The Algorithm Changed — Here's What That Means for Your ROI

Instagram no longer treats every like the same. The feed and Reels algorithms now prioritize meaningful interactions — saves, shares, comments and video completions — and deprioritize cold, interruptive ad creative. That means your cost per click may rise, while conversion quality can improve if the creative earns attention. The immediate ROI takeaway is simple: raw reach is cheaper, but reach that converts is the new premium.

Start measuring signals that matter. Swap vanity KPIs for engagement-driven metrics: saves per impression, completion rate, comments per 1,000 views and downstream conversion rate from engaged users. Use those as optimization levers in your ad platform and reporting. Refresh creative faster, lean into short stories and UGC-style assets, and optimize for retention events rather than single clicks.

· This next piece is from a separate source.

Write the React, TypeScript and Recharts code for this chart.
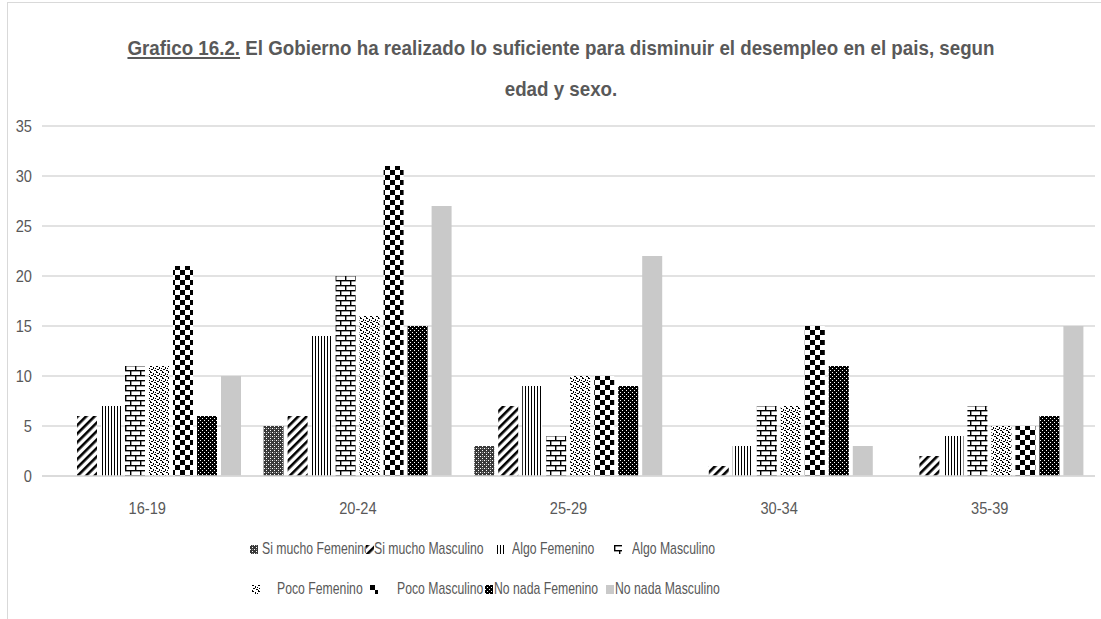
import React from "react";
import { BarChart, Bar, XAxis, YAxis, CartesianGrid, Legend } from "recharts";

const categories = ["16-19", "20-24", "25-29", "30-34", "35-39"];
const seriesNames = [
  "Si mucho Femenino",
  "Si mucho Masculino",
  "Algo Femenino",
  "Algo Masculino",
  "Poco Femenino",
  "Poco Masculino",
  "No nada Femenino",
  "No nada Masculino",
];
const siMuchoFemenino = [0, 5, 3, 0, 0];
const siMuchoMasculino = [6, 6, 7, 1, 2];
const algoFemenino = [7, 14, 9, 3, 4];
const algoMasculino = [11, 20, 4, 7, 7];
const pocoFemenino = [11, 16, 10, 7, 5];
const pocoMasculino = [21, 31, 10, 15, 5];
const noNadaFemenino = [6, 15, 9, 11, 6];
const noNadaMasculino = [10, 27, 22, 3, 15];
const yTicks = [0, 5, 10, 15, 20, 25, 30, 35];

const seriesValues = [
  siMuchoFemenino,
  siMuchoMasculino,
  algoFemenino,
  algoMasculino,
  pocoFemenino,
  pocoMasculino,
  noNadaFemenino,
  noNadaMasculino,
];
const keys = seriesNames.map((_, i) => "s" + i);
const fills = [
  "url(#pat0)",
  "url(#pat1)",
  "url(#pat2)",
  "url(#pat3)",
  "url(#pat4)",
  "url(#pat5)",
  "url(#pat6)",
  "#c9c9c9",
];

const data = categories.map((c, ci) => {
  const row: Record<string, any> = { cat: c };
  seriesValues.forEach((arr, si) => {
    row[keys[si]] = arr[ci];
  });
  return row;
});

const FONT = "'Liberation Sans', Arial, sans-serif";
const TEXT = "#595959";

const Patterns = () => (
  <defs>
    <pattern id="pat0" width="4" height="4" patternUnits="userSpaceOnUse">
      <rect width="4" height="4" fill="#3a3a3a" />
      <rect x="0" y="0" width="1" height="1" fill="#fff" />
      <rect x="2" y="2" width="1" height="1" fill="#fff" />
      <rect x="2" y="0" width="1" height="1" fill="#999" />
    </pattern>
    <pattern id="pat1" width="6" height="6" patternUnits="userSpaceOnUse" patternTransform="rotate(45)">
      <rect width="6" height="6" fill="#fff" />
      <rect x="0" y="0" width="2.6" height="6" fill="#000" />
    </pattern>
    <pattern id="pat2" width="3" height="3" patternUnits="userSpaceOnUse">
      <rect width="3" height="3" fill="#fff" />
      <rect x="0" y="0" width="1" height="3" fill="#000" />
    </pattern>
    <pattern id="pat3" width="10" height="10" patternUnits="userSpaceOnUse">
      <rect width="10" height="10" fill="#fff" />
      <rect x="0" y="0" width="10" height="1.4" fill="#000" />
      <rect x="0" y="5" width="10" height="1.4" fill="#000" />
      <rect x="0" y="0" width="1.4" height="5" fill="#000" />
      <rect x="5" y="5" width="1.4" height="5" fill="#000" />
    </pattern>
    <pattern id="pat4" width="6" height="6" patternUnits="userSpaceOnUse">
      <rect width="6" height="6" fill="#fff" />
      <rect x="0" y="0" width="2" height="1" fill="#000" />
      <rect x="3" y="1" width="1" height="2" fill="#000" />
      <rect x="1" y="3" width="2" height="1" fill="#000" />
      <rect x="4" y="4" width="2" height="1" fill="#000" />
      <rect x="0" y="5" width="1" height="1" fill="#000" />
      <rect x="5" y="2" width="1" height="1" fill="#000" />
    </pattern>
    <pattern id="pat5" width="10" height="10" patternUnits="userSpaceOnUse">
      <rect width="10" height="10" fill="#fff" />
      <rect x="0" y="0" width="5" height="5" fill="#000" />
      <rect x="5" y="5" width="5" height="5" fill="#000" />
    </pattern>
    <pattern id="pat6" width="4" height="4" patternUnits="userSpaceOnUse">
      <rect width="4" height="4" fill="#000" />
      <rect x="0" y="0" width="1" height="1" fill="#fff" />
      <rect x="2" y="2" width="1" height="1" fill="#fff" />
    </pattern>
  </defs>
);

const TICK_SCALE = 0.86;

const NarrowTick = (props: any) => {
  const { x, y, payload, textAnchor, dy } = props;
  return (
    <g transform={`translate(${x},${y}) scale(${TICK_SCALE},1)`}>
      <text
        x={0}
        y={0}
        dy={dy}
        textAnchor={textAnchor}
        fill={TEXT}
        fontSize={17}
        fontFamily={FONT}
      >
        {payload.value}
      </text>
    </g>
  );
};

const XTick = (props: any) => <NarrowTick {...props} textAnchor="middle" dy="0.71em" />;
const YTick = (props: any) => <NarrowTick {...props} textAnchor="end" dy="0.355em" />;

// legend layout (icon left, text left) for each entry, in legend box coordinates
const legendLayout = [
  { icon: 250, text: 262, row: 0 },
  { icon: 366, text: 374, row: 0 },
  { icon: 497, text: 512, row: 0 },
  { icon: 614, text: 632, row: 0 },
  { icon: 252, text: 277, row: 1 },
  { icon: 370, text: 397, row: 1 },
  { icon: 485, text: 494, row: 1 },
  { icon: 606, text: 615, row: 1 },
];
const LEGEND_SCALE = 0.72;

const LegendContent = () => (
  <div style={{ fontFamily: FONT, fontSize: 17, color: TEXT, position: "relative", width: 1101, height: 70 }}>
    {legendLayout.map((l, si) => (
      <React.Fragment key={si}>
        <svg
          width="8"
          height="9"
          style={{ position: "absolute", left: l.icon, top: l.row * 40 + 4 }}
        >
          <rect width="8" height="9" fill={fills[si]} />
        </svg>
        <span
          style={{
            position: "absolute",
            left: l.text,
            top: l.row * 40 - 1,
            whiteSpace: "nowrap",
            lineHeight: "18px",
            transform: `scaleX(${LEGEND_SCALE})`,
            transformOrigin: "left center",
          }}
        >
          {seriesNames[si]}
        </span>
      </React.Fragment>
    ))}
  </div>
);

export default function App() {
  return (
    <div style={{ position: "fixed", left: 0, top: 0, width: 1101, height: 619, background: "#fff" }}>
      <div
        style={{
          position: "absolute",
          left: 7,
          top: 2,
          width: 1120,
          height: 640,
          borderLeft: "1px solid #d9d9d9",
          borderTop: "1px solid #d9d9d9",
        }}
      />
      <div
        style={{
          position: "absolute",
          left: 0,
          width: 1122,
          top: 27,
          textAlign: "center",
          fontFamily: FONT,
          fontWeight: "bold",
          fontSize: 21,
          color: TEXT,
          lineHeight: "41px",
          transform: "scaleX(0.893)",
          transformOrigin: "561px 0",
        }}
      >
        <div>
          <span style={{ textDecoration: "underline" }}>Grafico 16.2.</span> El Gobierno ha realizado lo suficiente para
          disminuir el desempleo en el pais, segun
        </div>
        <div>edad y sexo.</div>
      </div>
      <BarChart
        width={1101}
        height={619}
        data={data}
        margin={{ top: 126, right: 6, bottom: 0, left: 0 }}
        barSize={20}
        barGap={4}
        style={{ position: "absolute", left: 0, top: 0 }}
      >
        <Patterns />
        <CartesianGrid vertical={false} stroke="#d9d9d9" strokeWidth={1.5} />
        <XAxis
          dataKey="cat"
          height={143}
          axisLine={{ stroke: "#d9d9d9", strokeWidth: 1.5 }}
          tickLine={false}
          tickSize={6}
          tickMargin={20}
          tick={<XTick />}
        />
        <YAxis
          width={42}
          domain={[0, 35]}
          ticks={yTicks}
          axisLine={false}
          tickLine={false}
          tickSize={6}
          tickMargin={4}
          tick={<YTick />}
        />
        {keys.map((k, i) => (
          <Bar key={k} dataKey={k} name={seriesNames[i]} fill={fills[i]} isAnimationActive={false} />
        ))}
        <Legend
          layout="vertical"
          align="center"
          verticalAlign="middle"
          content={() => <LegendContent />}
          wrapperStyle={{ position: "absolute", left: 0, top: 541, width: 1101, height: 70 }}
        />
      </BarChart>
    </div>
  );
}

Tactical shifts that pay: retarget warm viewers with tailored offers, test vertical video hooks in the first 1–3 seconds, and A/B headlines that ask for a small action like save or share. Combine micro-influencer content with paid boosts to signal authenticity. Make landing pages match the intent created in the ad so engagement carries through to conversion and your analytics tell a truthful story about value.

Think of ad spend like planting: focus on nutrients, not volume. Reallocate some budget from cold prospecting to experiments, content that builds first-party data, and audience nurturing. Set new KPIs — cost per quality lead, activation rate, retention at 30 days — and stop paying for applause. When attention is earned, ROI follows; when it is bought, it rarely sticks.

When Instagram Ads Make Sense (and When They're a Money Pit)

Paid Instagram campaigns are a tool, not a magic button. They amplify a clear offer, great creative, and a funnel that converts; they do not fix a confusing product or a broken checkout. Before you hand over your budget, decide if your primary problem is demand generation or product fit. If you are still guessing what customers want, ads will only speed up cash burn.

Run ads when you have at least three things in place: a crisp value proposition that fits an Instagram-first audience, landing pages or checkout flows that convert reliably, and tracking so you can measure cost per acquisition. Ads scale predictable wins. If a handful of posts, DMs, or a small organic cohort already buys repeatedly, paid spend can amplify those signals into real growth rather than noise.

Avoid pouring money into campaigns when margins are tiny, lifetime value is unknown, or creative and messaging are untested. Ads also become a money pit when the team optimizes for likes and vanity metrics instead of purchases and retention. Poor targeting, no bid controls, and treating each campaign like a one-off stunt are the fastest ways to throw away budget.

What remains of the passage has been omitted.